Con la perspectiva que siempre da el tiempo, Mister Schultz ha encontrado chivos expiatorios suficientes para explicar todos sus actos: los políticos del Estado y del Ayuntamiento, el señor Bennett y sus colegas millonarios, David Stern, el público. Todos menos él. Que fue, seguramente, quien más falló. Por eso, los fans -al menos los más furibundos- lanzan ahora huevos contra todo aquello que simbolizan el propio Howard Schultz y su imperio empresarial.
Seattle es una ciudad maravillosa y está más que preparada para recibir a una franquicia de la NBA. Por si acaso, quienes se quedaron con los restos del naufragio se han asegurado mantener el apellido “Supersonics” para consideraciones futuras. Personalmente, me gustaría ver a los Grizzlies en Seattle. Me encanta esa zona que comprende el norte de Washington y el suroeste de Canadá. Vancouver (ubicada en la Columbia Británica canadiense, en concreto, es una ciudad tan extraordinaria que si no existiera, habría que inventarla. Para mí sería pura justicia poética que los Grizzlies aterrizaran en Seattle y volvieran a esa región.

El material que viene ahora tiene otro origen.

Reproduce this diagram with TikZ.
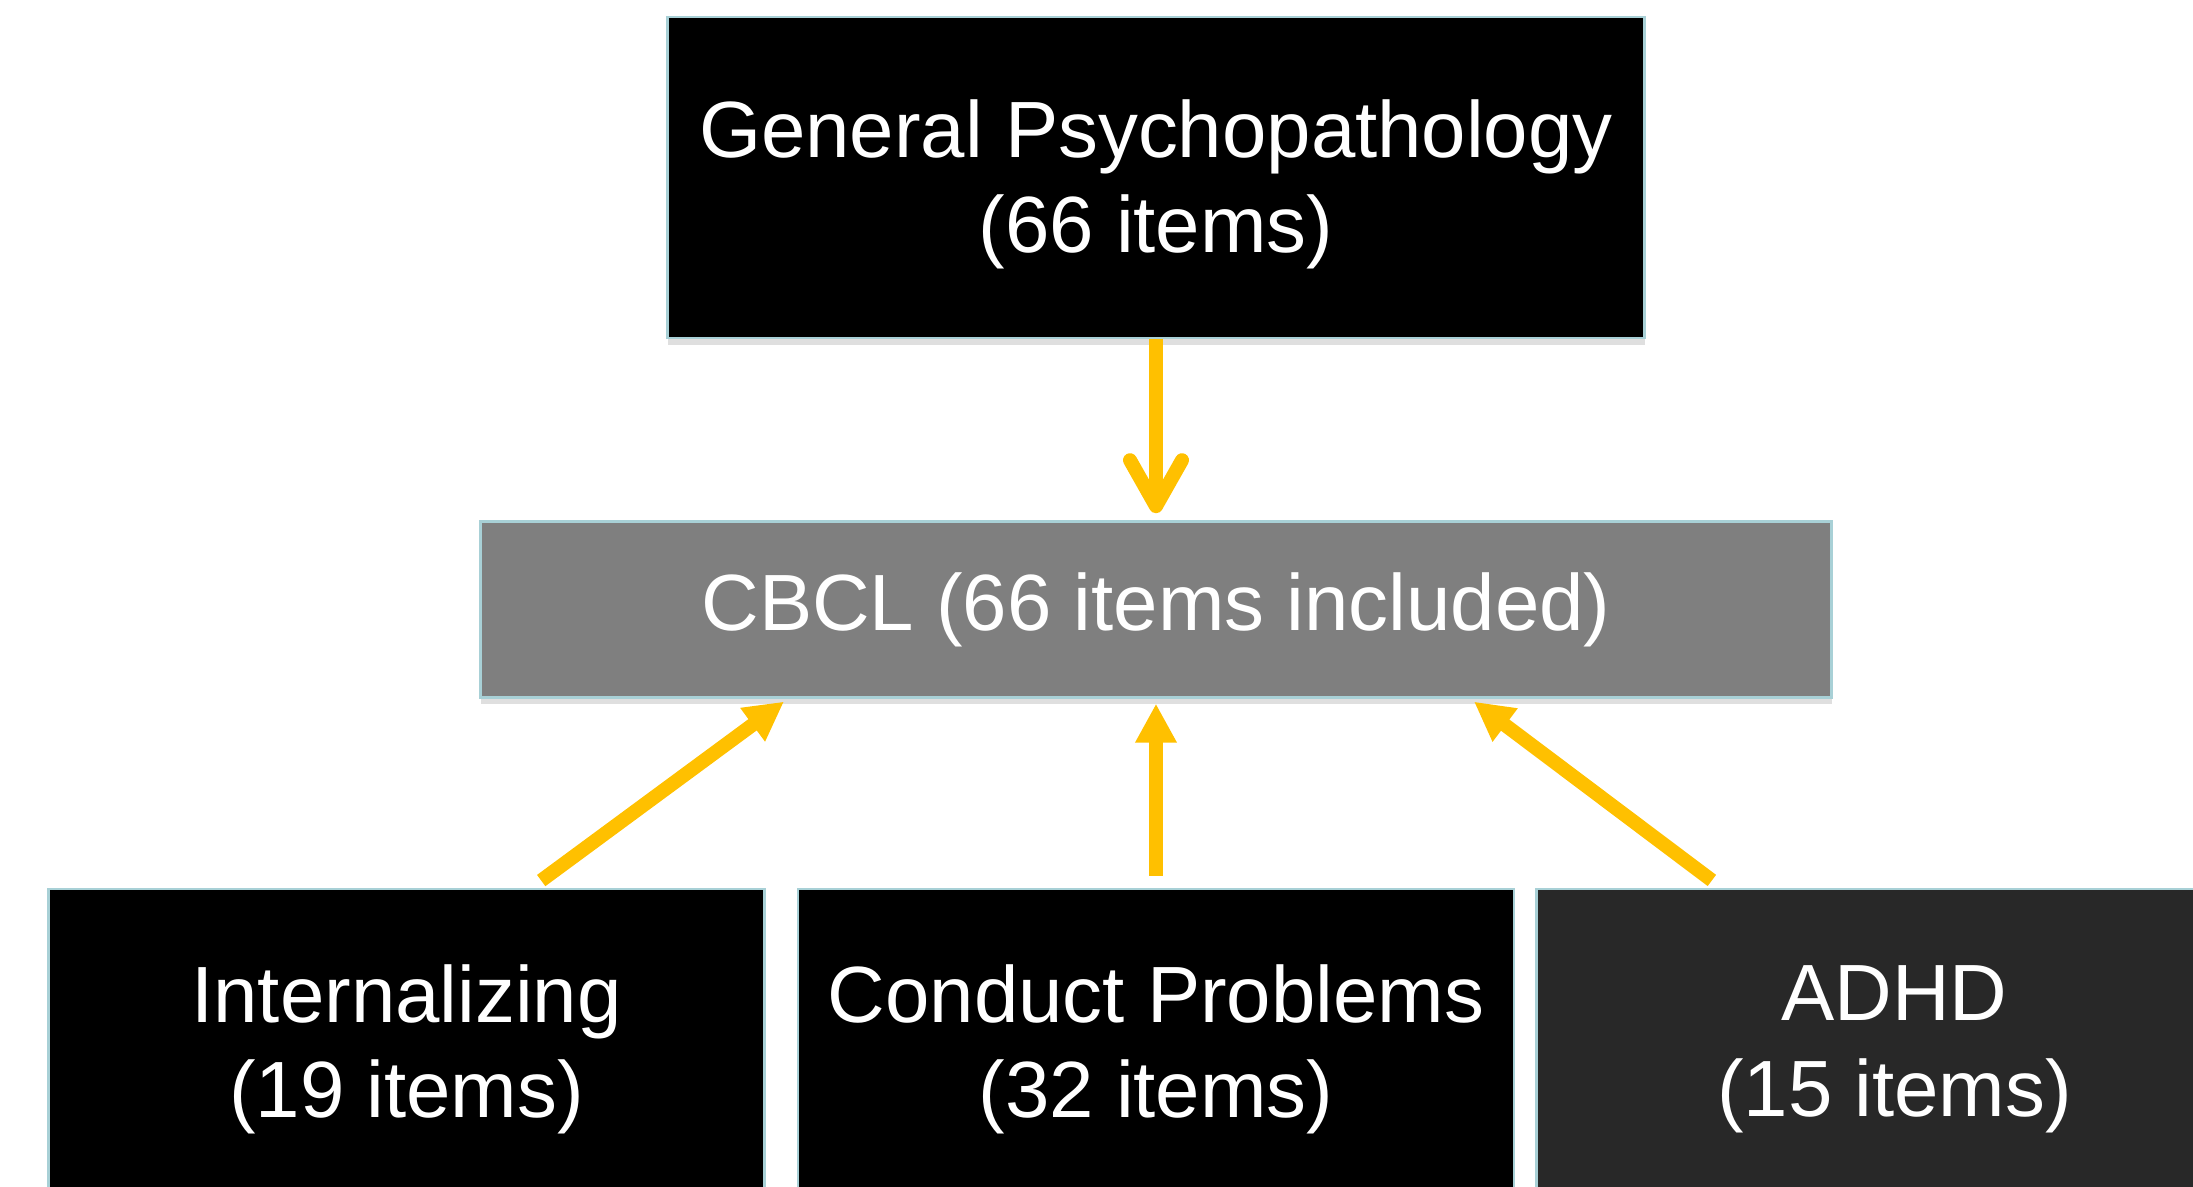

Y no es inviable que suceda. Los políticos, siempre astutos, ya han dicho que se podría hablar de ayudar financieramente a “esos” futuros Sonics. El Gobierno estatal también se ha pronunciado afirmativamente al respecto. Y los aficionados, que tal vez nunca llegarán a estar tan identificados con su equipo como los del Estudiantes, estarían dispuestos a hacer todo lo necesario para que “esos” nuevos Sonics se sintieran realmente en casa.
Porque, en realidad, esta triste historia de los Supersonics de Seattle nunca fue tanto una cuestión de Arenas o de financiación; de buenos o de malos políticos; de unos millonarios tunantes que, ayudados por el Comisionado, fueron a tangar a los habitantes de la Ciudad Esmeralda para llevarse luego el club a su amada tierra de Okalhoma, con nocturnidad y alevosía. La cuestión siempre fue que “aquellos” Supersonics eran el club de Howard Schultz. Del Shogun de Starbucks. Del que es, para muchos, el auténtico villano de Seattle.